Write out the data again exactly, skipping every picture.

=== Given information ===

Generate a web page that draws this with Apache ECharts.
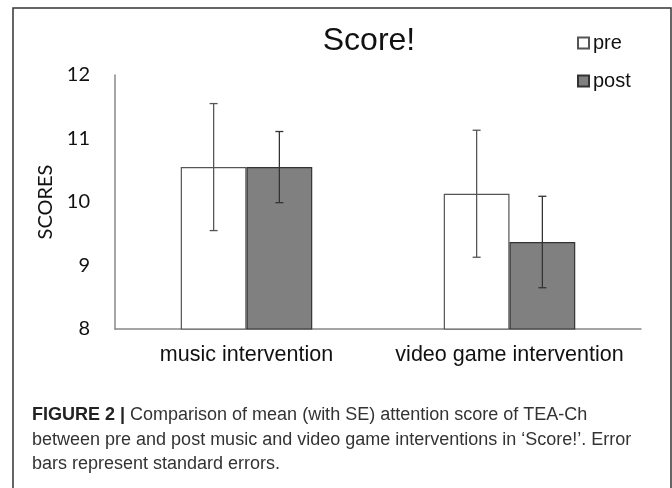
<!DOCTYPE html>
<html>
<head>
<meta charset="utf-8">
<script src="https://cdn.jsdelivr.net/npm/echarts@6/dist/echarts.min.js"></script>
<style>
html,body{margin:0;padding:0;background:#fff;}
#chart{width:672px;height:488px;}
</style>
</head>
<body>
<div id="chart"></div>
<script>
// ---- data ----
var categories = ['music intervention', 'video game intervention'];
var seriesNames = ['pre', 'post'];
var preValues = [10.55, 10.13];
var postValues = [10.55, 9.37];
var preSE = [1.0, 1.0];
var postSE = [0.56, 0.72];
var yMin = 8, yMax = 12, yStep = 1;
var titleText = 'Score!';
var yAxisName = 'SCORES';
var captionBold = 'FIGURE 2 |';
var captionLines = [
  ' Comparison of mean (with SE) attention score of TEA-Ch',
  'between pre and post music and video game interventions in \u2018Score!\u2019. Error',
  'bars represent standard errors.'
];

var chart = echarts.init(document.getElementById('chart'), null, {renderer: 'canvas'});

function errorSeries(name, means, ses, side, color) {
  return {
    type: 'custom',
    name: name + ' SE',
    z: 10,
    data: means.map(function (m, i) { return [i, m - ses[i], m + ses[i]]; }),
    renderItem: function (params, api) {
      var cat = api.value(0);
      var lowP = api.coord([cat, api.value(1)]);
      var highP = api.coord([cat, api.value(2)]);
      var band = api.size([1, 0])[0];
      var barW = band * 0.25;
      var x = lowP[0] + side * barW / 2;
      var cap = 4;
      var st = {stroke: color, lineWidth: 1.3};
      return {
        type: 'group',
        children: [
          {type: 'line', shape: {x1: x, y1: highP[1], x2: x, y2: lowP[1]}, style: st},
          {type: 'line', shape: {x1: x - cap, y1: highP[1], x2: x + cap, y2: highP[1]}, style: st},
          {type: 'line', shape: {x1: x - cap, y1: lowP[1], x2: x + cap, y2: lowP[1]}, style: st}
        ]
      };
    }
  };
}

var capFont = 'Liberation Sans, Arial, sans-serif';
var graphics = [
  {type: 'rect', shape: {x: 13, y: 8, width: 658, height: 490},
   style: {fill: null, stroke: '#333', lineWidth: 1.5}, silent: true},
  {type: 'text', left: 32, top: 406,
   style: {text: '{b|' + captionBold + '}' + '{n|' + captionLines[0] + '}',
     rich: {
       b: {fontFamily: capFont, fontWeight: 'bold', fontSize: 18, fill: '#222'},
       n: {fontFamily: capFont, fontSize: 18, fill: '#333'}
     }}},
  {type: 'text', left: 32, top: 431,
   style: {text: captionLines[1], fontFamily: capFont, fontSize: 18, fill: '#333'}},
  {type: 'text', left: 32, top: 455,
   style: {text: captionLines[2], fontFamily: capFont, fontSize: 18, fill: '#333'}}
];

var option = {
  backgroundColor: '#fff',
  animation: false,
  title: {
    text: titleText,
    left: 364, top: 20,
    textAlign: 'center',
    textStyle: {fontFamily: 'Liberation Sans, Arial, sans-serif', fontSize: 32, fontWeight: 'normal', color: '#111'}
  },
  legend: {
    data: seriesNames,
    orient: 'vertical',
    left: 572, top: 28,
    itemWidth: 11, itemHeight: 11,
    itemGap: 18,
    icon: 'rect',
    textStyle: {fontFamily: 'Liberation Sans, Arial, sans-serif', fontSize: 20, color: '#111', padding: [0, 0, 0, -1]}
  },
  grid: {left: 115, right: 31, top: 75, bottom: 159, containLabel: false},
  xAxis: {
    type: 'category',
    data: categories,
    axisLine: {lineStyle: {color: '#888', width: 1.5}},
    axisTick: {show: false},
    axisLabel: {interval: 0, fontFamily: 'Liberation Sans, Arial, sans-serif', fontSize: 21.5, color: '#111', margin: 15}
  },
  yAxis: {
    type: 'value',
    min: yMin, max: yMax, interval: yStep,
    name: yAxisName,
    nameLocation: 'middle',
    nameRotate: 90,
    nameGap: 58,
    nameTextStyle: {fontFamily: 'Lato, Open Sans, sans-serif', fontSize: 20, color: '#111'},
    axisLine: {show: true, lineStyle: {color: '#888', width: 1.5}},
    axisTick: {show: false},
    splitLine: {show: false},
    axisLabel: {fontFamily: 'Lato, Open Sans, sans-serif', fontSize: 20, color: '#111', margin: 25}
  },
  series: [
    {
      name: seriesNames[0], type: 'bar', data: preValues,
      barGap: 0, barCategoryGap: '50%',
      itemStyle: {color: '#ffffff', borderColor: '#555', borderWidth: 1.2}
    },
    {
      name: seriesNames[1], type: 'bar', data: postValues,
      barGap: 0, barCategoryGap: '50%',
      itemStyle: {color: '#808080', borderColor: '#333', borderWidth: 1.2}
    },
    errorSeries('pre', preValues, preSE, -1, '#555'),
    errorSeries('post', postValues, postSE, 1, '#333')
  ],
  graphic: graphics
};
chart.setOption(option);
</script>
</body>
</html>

===

* Response below
Generate a web page that draws this with Apache ECharts.
<!DOCTYPE html>
<html>
<head>
<meta charset="utf-8">
<script src="https://cdn.jsdelivr.net/npm/echarts@6/dist/echarts.min.js"></script>
<style>
html,body{margin:0;padding:0;background:#fff;}
#chart{width:672px;height:488px;}
</style>
</head>
<body>
<div id="chart"></div>
<script>
// ---- data ----
var categories = ['music intervention', 'video game intervention'];
var seriesNames = ['pre', 'post'];
var preValues = [10.55, 10.13];
var postValues = [10.55, 9.37];
var preSE = [1.0, 1.0];
var postSE = [0.56, 0.72];
var yMin = 8, yMax = 12, yStep = 1;
var titleText = 'Score!';
var yAxisName = 'SCORES';
var captionBold = 'FIGURE 2 |';
var captionLines = [
  ' Comparison of mean (with SE) attention score of TEA-Ch',
  'between pre and post music and video game interventions in \u2018Score!\u2019. Error',
  'bars represent standard errors.'
];

var chart = echarts.init(document.getElementById('chart'), null, {renderer: 'canvas'});

function errorSeries(name, means, ses, side, color) {
  return {
    type: 'custom',
    name: name + ' SE',
    z: 10,
    data: means.map(function (m, i) { return [i, m - ses[i], m + ses[i]]; }),
    renderItem: function (params, api) {
      var cat = api.value(0);
      var lowP = api.coord([cat, api.value(1)]);
      var highP = api.coord([cat, api.value(2)]);
      var band = api.size([1, 0])[0];
      var barW = band * 0.25;
      var x = lowP[0] + side * barW / 2;
      var cap = 4;
      var st = {stroke: color, lineWidth: 1.3};
      return {
        type: 'group',
        children: [
          {type: 'line', shape: {x1: x, y1: highP[1], x2: x, y2: lowP[1]}, style: st},
          {type: 'line', shape: {x1: x - cap, y1: highP[1], x2: x + cap, y2: highP[1]}, style: st},
          {type: 'line', shape: {x1: x - cap, y1: lowP[1], x2: x + cap, y2: lowP[1]}, style: st}
        ]
      };
    }
  };
}

var capFont = 'Liberation Sans, Arial, sans-serif';
var graphics = [
  {type: 'rect', shape: {x: 13, y: 8, width: 658, height: 490},
   style: {fill: null, stroke: '#333', lineWidth: 1.5}, silent: true},
  {type: 'text', left: 32, top: 406,
   style: {text: '{b|' + captionBold + '}' + '{n|' + captionLines[0] + '}',
     rich: {
       b: {fontFamily: capFont, fontWeight: 'bold', fontSize: 18, fill: '#222'},
       n: {fontFamily: capFont, fontSize: 18, fill: '#333'}
     }}},
  {type: 'text', left: 32, top: 431,
   style: {text: captionLines[1], fontFamily: capFont, fontSize: 18, fill: '#333'}},
  {type: 'text', left: 32, top: 455,
   style: {text: captionLines[2], fontFamily: capFont, fontSize: 18, fill: '#333'}}
];

var option = {
  backgroundColor: '#fff',
  animation: false,
  title: {
    text: titleText,
    left: 364, top: 20,
    textAlign: 'center',
    textStyle: {fontFamily: 'Liberation Sans, Arial, sans-serif', fontSize: 32, fontWeight: 'normal', color: '#111'}
  },
  legend: {
    data: seriesNames,
    orient: 'vertical',
    left: 572, top: 28,
    itemWidth: 11, itemHeight: 11,
    itemGap: 18,
    icon: 'rect',
    textStyle: {fontFamily: 'Liberation Sans, Arial, sans-serif', fontSize: 20, color: '#111', padding: [0, 0, 0, -1]}
  },
  grid: {left: 115, right: 31, top: 75, bottom: 159, containLabel: false},
  xAxis: {
    type: 'category',
    data: categories,
    axisLine: {lineStyle: {color: '#888', width: 1.5}},
    axisTick: {show: false},
    axisLabel: {interval: 0, fontFamily: 'Liberation Sans, Arial, sans-serif', fontSize: 21.5, color: '#111', margin: 15}
  },
  yAxis: {
    type: 'value',
    min: yMin, max: yMax, interval: yStep,
    name: yAxisName,
    nameLocation: 'middle',
    nameRotate: 90,
    nameGap: 58,
    nameTextStyle: {fontFamily: 'Lato, Open Sans, sans-serif', fontSize: 20, color: '#111'},
    axisLine: {show: true, lineStyle: {color: '#888', width: 1.5}},
    axisTick: {show: false},
    splitLine: {show: false},
    axisLabel: {fontFamily: 'Lato, Open Sans, sans-serif', fontSize: 20, color: '#111', margin: 25}
  },
  series: [
    {
      name: seriesNames[0], type: 'bar', data: preValues,
      barGap: 0, barCategoryGap: '50%',
      itemStyle: {color: '#ffffff', borderColor: '#555', borderWidth: 1.2}
    },
    {
      name: seriesNames[1], type: 'bar', data: postValues,
      barGap: 0, barCategoryGap: '50%',
      itemStyle: {color: '#808080', borderColor: '#333', borderWidth: 1.2}
    },
    errorSeries('pre', preValues, preSE, -1, '#555'),
    errorSeries('post', postValues, postSE, 1, '#333')
  ],
  graphic: graphics
};
chart.setOption(option);
</script>
</body>
</html>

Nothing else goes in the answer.